Feb 8, 2007

It's Already in Wikipedia

Man, the world is moving much faster than it used to. I don't want to be insensitive about the death of Anna Nicole Smith, but I'd like to relate it to something else, if I may.

Wikipedia is offering something that was previously impossible: real-time historical chronicling.

Okay, so it's not totally 'real-time' but it is just about as close as it can get. Anna Nicole Smith was pronounced dead at 2:49 pm today, and her Wikipedia has already been updated.

I know what you're thinking: So f*cking what. But it's almost eerie just how quickly these things can work themselves into the Historical Lexicon.

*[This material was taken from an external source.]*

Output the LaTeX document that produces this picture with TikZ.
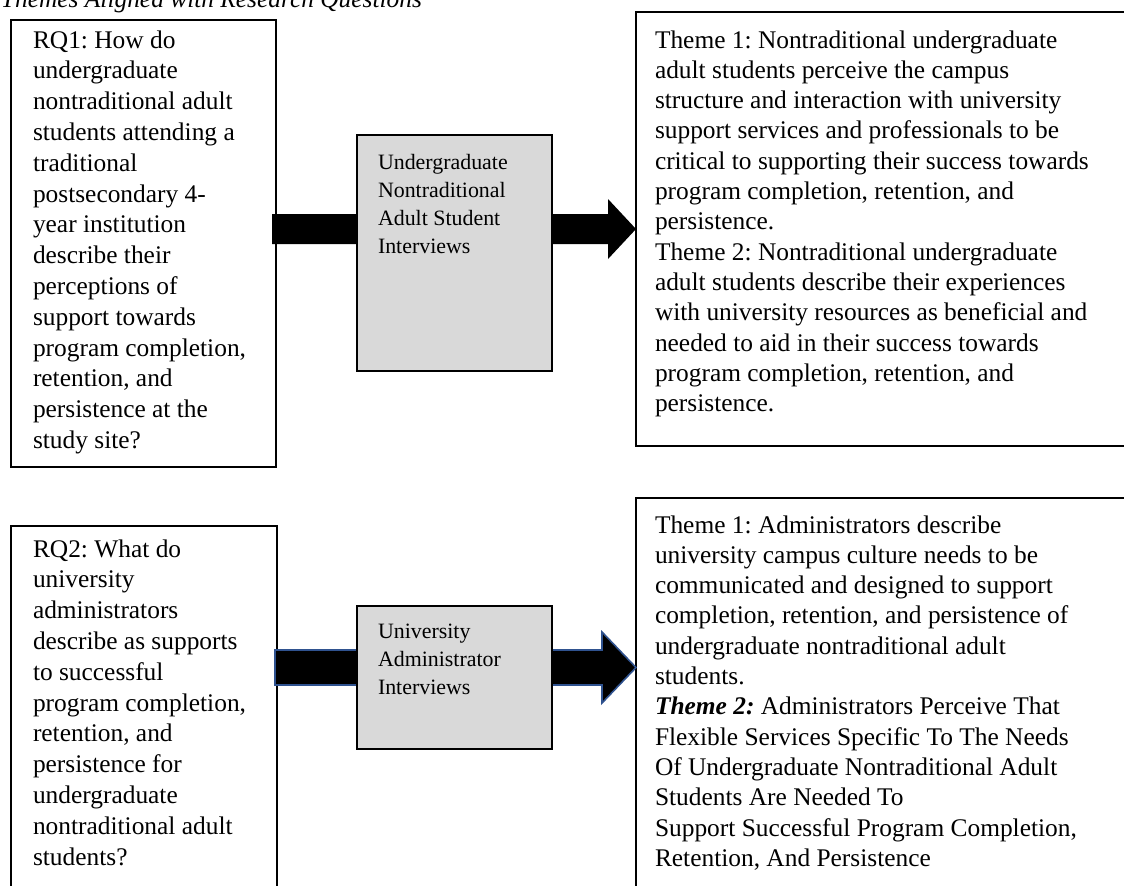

It worries me, but it is also comforting in a way. I mean, her death is already in the books, man. That's kind of scary. She's barely even dead and already her story has been completely told (except for the autopsy, of course). It would frighten the hell of out me...if I were Terry Bradshaw.

Think about what happened a few weeks ago in the Terry Bradshaw 'thing.' Someone could have royally screwed up what really happened there.

If you don't know, someone died in a car wreck on the 'Terry Bradshw Passway' and it got reported on the local news that Terry Bradshaw had 'passed away'."

Now, there is no mention of the incident on the Wikipedia page, but I wonder if there ever was. I don't know any record of it, but I'd be willing to bet that something was placed on there at some point and had to be taken out.

Odd, isn't it?

1 comment:

  1. Yes, it's amazing how fast information gets passed around these days. That's why I think people who claim the world was a more innocent/better place 50-100 years back are dreaming. The world was the same, you just didn't have the instantaneous spread of news that you have now. If I turned my television and computer off, and stopped taking the paper, my world would shrink considerably, and it WOULD seem like a much nicer place.